Mix natural gas and hydrogen sulfide, and you get one dandy fireworks show, he mused. “Come on, Nat. We have to get out of that thing’s way!” He tugged on her, urging her to get to her feet. She struggled, finally managing to get into a crouching position. Taking her arm, he threw it over his shoulder, secured it there with one hand, and took her by the waist with the other.

They struggled to cross the street. Going was slow, as they were forced to plow their way through the snow. Another check to their rear confirmed Griff’s fears. The cloud was moving faster than they were. If he didn’t find some sort of shelter within minutes, they’d be overcome by it.

They were a few dozen yards away from the intersection, when he took notice of the drainage ditch that ran parallel to the road. His eyes and throat burned from the acrid smell. Breathing was like inhaling slivers of glass. But it was minor compared to the excruciating pain they’d endure if they got caught in that rain. The acid would melt the skin and muscles off their bones before they died, and then liquefy the rest of them within seconds.

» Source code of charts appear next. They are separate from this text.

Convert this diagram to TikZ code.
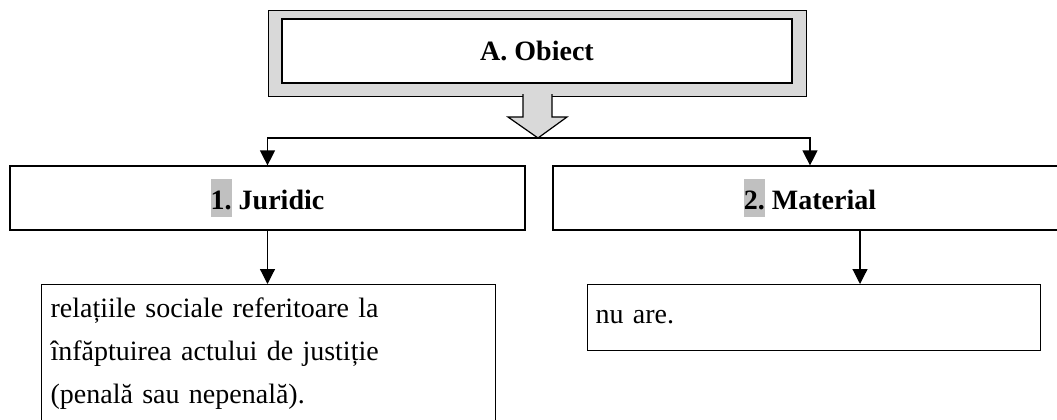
\documentclass[tikz,border=0pt]{standalone}
\usepackage{fontspec}
\setmainfont{Liberation Serif}
\usetikzlibrary{arrows.meta}

\definecolor{framegray}{RGB}{217,217,217}
\definecolor{markgray}{RGB}{192,192,192}
\newcommand{\marknum}[1]{{\setlength{\fboxsep}{0pt}\colorbox{markgray}{\rule[-8pt]{0pt}{38pt}#1}}}

\begin{document}
\begin{tikzpicture}[x=1pt,y=-1pt,line width=1.2pt,>={Triangle[length=15pt,width=15pt]}]

      \useasboundingbox (0,0) rectangle (1057,420);
      \clip (0,0) rectangle (1057,420);

      \begin{scope}[every node/.style={draw,fill=white,font=\fontsize{28}{43}\selectfont\bfseries}]
        \node[minimum width=510pt,minimum height=64pt] (obiect)   at (537,51)    {A. Obiect};
        \node[minimum width=515pt,minimum height=64pt] (juridic)  at (267.5,198) {\marknum{1.} Juridic};
        \node[minimum width=514pt,minimum height=64pt] (material) at (810,198)   {\marknum{2.} Material};
      \end{scope}

      \begin{scope}[every node/.style={draw,font=\fontsize{28}{43}\selectfont,align=left,anchor=north west,inner ysep=0pt}]
        \node[text width=436pt,inner xsep=9pt] (juridicdesc) at (41,284)
          {\rule{0pt}{33pt}relațiile sociale referitoare la\\ înfăptuirea actului de justiție\\ (penală sau nepenală).\rule[-25pt]{0pt}{0pt}};
        \node[text width=437pt,inner xsep=8pt,text height=39pt,text depth=27pt] (materialdesc) at (587,284) {nu are.};
      \end{scope}

      % grey frame and block arrow
      \draw[fill=framegray,even odd rule] ([shift={(-13,-8)}]obiect.north west) rectangle ([shift={(14,13)}]obiect.south east)
        (obiect.north west) rectangle (obiect.south east);
      \coordinate (split) at (538,138);
      \draw[fill=framegray,line join=miter] ([shift={(-15,-44)}]split) -- ++(0,23) -- ++(-15,0) -- (split)
        -- ++(29,-21) -- ++(-15,0) -- ++(0,-23);

      \draw[->] (split) -| (juridic.north);
      \draw[->] (split) -| (material.north);
      \draw[->] (juridic.south) -- (juridic.south |- juridicdesc.north);
      \draw[->] ([xshift=50pt]material.south) -- ([xshift=50pt]material.south |- materialdesc.north);

    \end{tikzpicture}
\end{document}
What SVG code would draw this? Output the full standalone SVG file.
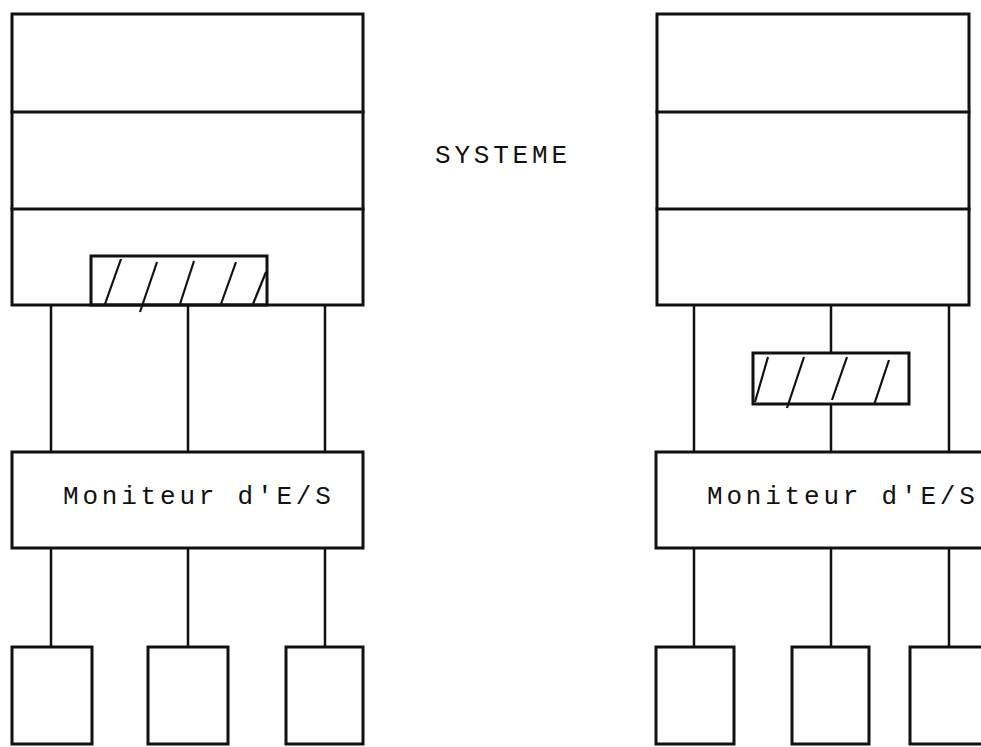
<svg xmlns="http://www.w3.org/2000/svg" width="981" height="747" viewBox="0 0 981 747">
<style>
.b{fill:none;stroke:#111;stroke-width:3;stroke-linecap:square}
.c{fill:none;stroke:#111;stroke-width:2.5}
.h{fill:none;stroke:#111;stroke-width:2.2}
.t{font-family:"Liberation Mono","DejaVu Sans Mono",monospace;font-size:26px;letter-spacing:3.8px;fill:#111}
</style>
<rect width="981" height="747" fill="#fff"/>
<text class="t" x="435" y="163">SYSTEME</text>

<g id="left-system">
<rect class="b" x="12" y="14" width="351" height="291"/>
<line class="b" x1="12" y1="112" x2="363" y2="112"/>
<line class="b" x1="12" y1="209" x2="363" y2="209"/>
</g>
<g id="left-buffer">
<rect class="b" x="91" y="256" width="176" height="49"/>
<path class="h" d="M105,304 L121,259 M140,312 L157,262 M180,304 L194,261 M221,304 L236,262 M253,304 L266,272"/>
</g>
<g id="left-monitor">
<rect class="b" x="12" y="452" width="351" height="96"/>
<text class="t" x="63" y="504">Moniteur d'E/S</text>
</g>
<g id="left-dev1"><rect class="b" x="12" y="647" width="80" height="97"/></g>
<g id="left-dev2"><rect class="b" x="148" y="647" width="80" height="97"/></g>
<g id="left-dev3"><rect class="b" x="286" y="647" width="77" height="97"/></g>

<g id="right-system">
<rect class="b" x="657" y="14" width="312" height="291"/>
<line class="b" x1="657" y1="112" x2="969" y2="112"/>
<line class="b" x1="657" y1="209" x2="969" y2="209"/>
</g>
<g id="right-buffer">
<rect class="b" x="753" y="353" width="156" height="51"/>
<path class="h" d="M755,402 L768,357 M787,408 L804,357 M832,400 L847,357 M874,405 L889,360"/>
</g>
<g id="right-monitor">
<rect class="b" x="656" y="452" width="340" height="96"/>
<text class="t" x="707" y="504">Moniteur d'E/S</text>
</g>
<g id="right-dev1"><rect class="b" x="656" y="647" width="78" height="97"/></g>
<g id="right-dev2"><rect class="b" x="792" y="647" width="77" height="97"/></g>
<g id="right-dev3"><rect class="b" x="910" y="647" width="90" height="97"/></g>

<g id="connectors">
<line class="c" x1="51" y1="305" x2="51" y2="452"/>
<line class="c" x1="188" y1="305" x2="188" y2="452"/>
<line class="c" x1="325" y1="305" x2="325" y2="452"/>
<line class="c" x1="51" y1="548" x2="51" y2="647"/>
<line class="c" x1="188" y1="548" x2="188" y2="647"/>
<line class="c" x1="325" y1="548" x2="325" y2="647"/>
<line class="c" x1="694" y1="305" x2="694" y2="452"/>
<line class="c" x1="831" y1="305" x2="831" y2="353"/>
<line class="c" x1="831" y1="404" x2="831" y2="452"/>
<line class="c" x1="949" y1="305" x2="949" y2="452"/>
<line class="c" x1="694" y1="548" x2="694" y2="647"/>
<line class="c" x1="831" y1="548" x2="831" y2="647"/>
<line class="c" x1="949" y1="548" x2="949" y2="647"/>
</g>
</svg>
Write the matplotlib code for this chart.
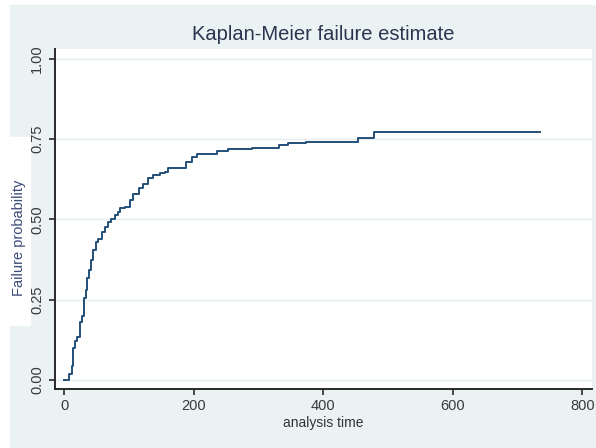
import matplotlib
matplotlib.use("Agg")
import matplotlib.pyplot as plt
from matplotlib.patches import Rectangle

# Kaplan-Meier failure estimate, step points
time = [0, 7, 12, 14, 17, 20, 24, 27, 30, 34, 36, 38, 42, 45, 49, 53, 58, 63,
        68, 72, 79, 84, 87, 94, 102, 107, 115, 122, 130, 138, 148, 156, 161,
        189, 197, 205, 236, 253, 290, 332, 346, 374, 454, 478, 734]
failure = [0.0, 0.02, 0.045, 0.10, 0.12, 0.135, 0.18, 0.20, 0.254, 0.28, 0.318,
           0.343, 0.374, 0.405, 0.43, 0.44, 0.462, 0.478, 0.493, 0.50, 0.514,
           0.524, 0.535, 0.54, 0.56, 0.58, 0.597, 0.612, 0.628, 0.639, 0.644,
           0.649, 0.659, 0.68, 0.696, 0.705, 0.712, 0.718, 0.724, 0.732, 0.737,
           0.742, 0.753, 0.771, 0.771]

xticks = [0, 200, 400, 600, 800]
yticks = [0.0, 0.25, 0.5, 0.75, 1.0]
ytick_labels = ["0.00", "0.25", "0.50", "0.75", "1.00"]

plt.rcParams['font.family'] = ['Liberation Sans', 'DejaVu Sans']

W, H = 596, 448
fig = plt.figure(figsize=(W / 100, H / 100), dpi=100, facecolor="white")

bg = "#eaf2f3"
# graph region (stata style), plus the white notch on the left of the screenshot
fig.patches.append(Rectangle((10 / W, 0), 1 - 10 / W, 1 - 5 / H,
                             transform=fig.transFigure, color=bg, zorder=-10))
fig.patches.append(Rectangle((0, 1 - 325 / H), 30 / W, (325 - 137) / H,
                             transform=fig.transFigure, color="white", zorder=-9))

ax = fig.add_axes([55 / W, 1 - 389 / H, (592 - 55) / W, (389 - 49) / H])
ax.set_facecolor("white")

ax.step(time, failure, where="post", color="#224f78", lw=1.4, zorder=3)

ax.set_xlim(-14, 815)
ax.set_ylim(-0.028, 1.031)
ax.set_xticks(xticks)
ax.set_yticks(yticks)
ax.set_yticklabels(ytick_labels, rotation=90, va="center")

ax.grid(axis="y", color="#e4eef0", lw=1.0)
ax.grid(axis="x", visible=False)

for s in ["top", "right"]:
    ax.spines[s].set_visible(False)
for s in ["left", "bottom"]:
    ax.spines[s].set_color("#2a2a2a")
    ax.spines[s].set_linewidth(1.4)

ax.tick_params(axis="both", direction="out", length=4.3, width=1.2,
               color="#2a2a2a", labelsize=10.5, labelcolor="#3a3a3a")
ax.tick_params(axis="y", pad=3.5)
ax.tick_params(axis="x", pad=3)

ax.set_xlabel("analysis time", fontsize=10, color="#333333")
ax.xaxis.set_label_coords(0.5, -0.1)
ax.xaxis.label.set_va("center")
ax.set_ylabel("Failure probability", fontsize=10.5, color="#3a4a7a")
ax.yaxis.set_label_coords(-0.067, 0.445)
ax.yaxis.label.set_va("center")

fig.text((55 + 592) / 2 / W, 1 - 34 / H, "Kaplan-Meier failure estimate",
         ha="center", va="center", fontsize=14.5, color="#2b3550")

fig.savefig("out.png", dpi=100, facecolor=fig.get_facecolor())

Another crash of thunder shook the air. The blast knocked them forward, pitching them into the ditch before they reached the other side of the road. The fresh snow broke their fall, but trying to get back onto their feet to climb out of it was difficult.

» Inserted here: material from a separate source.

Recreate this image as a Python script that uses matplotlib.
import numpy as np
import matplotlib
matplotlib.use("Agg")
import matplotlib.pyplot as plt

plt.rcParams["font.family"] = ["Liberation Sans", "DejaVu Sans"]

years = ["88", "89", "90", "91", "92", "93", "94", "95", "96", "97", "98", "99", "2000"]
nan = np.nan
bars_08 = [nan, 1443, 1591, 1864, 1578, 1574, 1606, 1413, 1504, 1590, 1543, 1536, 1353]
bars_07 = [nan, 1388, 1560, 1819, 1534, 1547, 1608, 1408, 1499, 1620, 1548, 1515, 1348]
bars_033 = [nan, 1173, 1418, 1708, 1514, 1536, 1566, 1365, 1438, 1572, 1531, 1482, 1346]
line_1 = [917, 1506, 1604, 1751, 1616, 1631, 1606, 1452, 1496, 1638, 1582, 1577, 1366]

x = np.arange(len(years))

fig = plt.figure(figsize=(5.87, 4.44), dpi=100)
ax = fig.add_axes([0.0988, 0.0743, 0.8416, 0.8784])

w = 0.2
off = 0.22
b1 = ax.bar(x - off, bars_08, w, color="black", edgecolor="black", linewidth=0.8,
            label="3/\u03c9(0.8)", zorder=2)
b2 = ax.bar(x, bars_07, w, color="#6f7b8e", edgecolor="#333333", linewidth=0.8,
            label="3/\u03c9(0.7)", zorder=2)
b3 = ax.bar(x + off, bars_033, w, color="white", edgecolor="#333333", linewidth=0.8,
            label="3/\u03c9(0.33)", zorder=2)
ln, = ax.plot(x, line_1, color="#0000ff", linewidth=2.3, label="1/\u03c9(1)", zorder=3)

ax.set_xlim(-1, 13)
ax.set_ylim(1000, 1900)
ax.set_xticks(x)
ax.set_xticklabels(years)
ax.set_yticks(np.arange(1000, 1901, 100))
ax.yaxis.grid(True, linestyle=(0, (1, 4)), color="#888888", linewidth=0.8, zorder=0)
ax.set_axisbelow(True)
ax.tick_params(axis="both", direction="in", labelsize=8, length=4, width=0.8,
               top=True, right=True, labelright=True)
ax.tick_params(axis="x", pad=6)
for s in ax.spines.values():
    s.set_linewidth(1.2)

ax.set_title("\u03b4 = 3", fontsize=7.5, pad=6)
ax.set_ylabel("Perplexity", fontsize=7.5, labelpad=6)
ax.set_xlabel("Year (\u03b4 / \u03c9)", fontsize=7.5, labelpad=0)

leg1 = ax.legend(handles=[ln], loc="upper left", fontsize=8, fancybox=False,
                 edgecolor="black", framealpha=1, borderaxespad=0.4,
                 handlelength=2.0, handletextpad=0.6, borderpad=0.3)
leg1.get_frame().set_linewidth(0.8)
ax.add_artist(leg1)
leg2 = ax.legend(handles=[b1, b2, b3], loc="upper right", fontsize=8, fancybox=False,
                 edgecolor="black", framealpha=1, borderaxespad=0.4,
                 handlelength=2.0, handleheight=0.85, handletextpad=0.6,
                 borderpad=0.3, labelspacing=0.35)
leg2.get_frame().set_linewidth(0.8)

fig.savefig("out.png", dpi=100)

No, it was impossible. They wouldn’t make it out of there before getting hit.

The cloud rose overhead, ready to overtake them. Griff heard the hiss and patter of rain following in its wake. He turned around, praying to find some kind of shelter, when he spotted the pipe that ran underneath the road. It was narrow in diameter, but it might be long enough for two people to fit inside.

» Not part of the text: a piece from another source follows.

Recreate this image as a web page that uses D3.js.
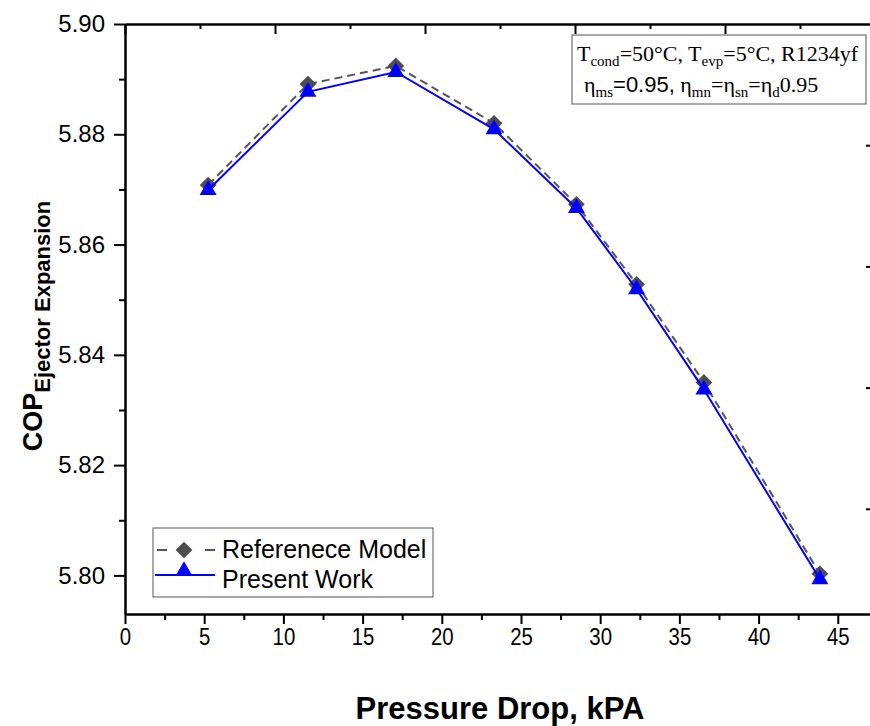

“That pipe, Nat! Come on!” he yelled, dragging her with him.

Reaching it, he dug the snow away from the opening and shoved his duffle inside first, then took her by the arms and pushed her in after it. She didn’t argue, but scrambled inside as quickly as she could. He gave her rump a hard nudge.

“Move! Move! Move! Move! Move!

She fell forward, but there was enough room for him to squeeze in behind her feet first. It was tight, but doable, as the first few drops splattered his arm and the back of his hand. The acid rain scalded his skin as it ate through his sleeve, but he was able to keep the burns padded with snow.

He watched the clouds move over them, turning the sky and the world into absolute darkness. Rain came down heavier, pelting the snow and turning it into toxic sludge. The smell made him feel as if he was being gassed to death. Blocking his face with his sleeve helped somewhat, but breathing through his mouth was almost as bad.

A hand jerked the belt on his pants, urging him to back up. Griff retreated from the mouth of the pipe until he was further out of range of the deluge and any ricocheting drops. Nat pressed up against him, her shivering body keeping him warm inside the frozen length of metal.

They had no idea how long they remained there. For some reason, there was a small concrete lip which prevented the pipe they were inside from sitting directly on the ground. Griff kept waiting for the rainwater to flood in where they were. Instead, as the lightning flashed overhead, he noticed that small lip kept the acid at bay.

Eventually the clouds passed. When the stars reappeared in the sky, he knew they were safe. At least, somewhat.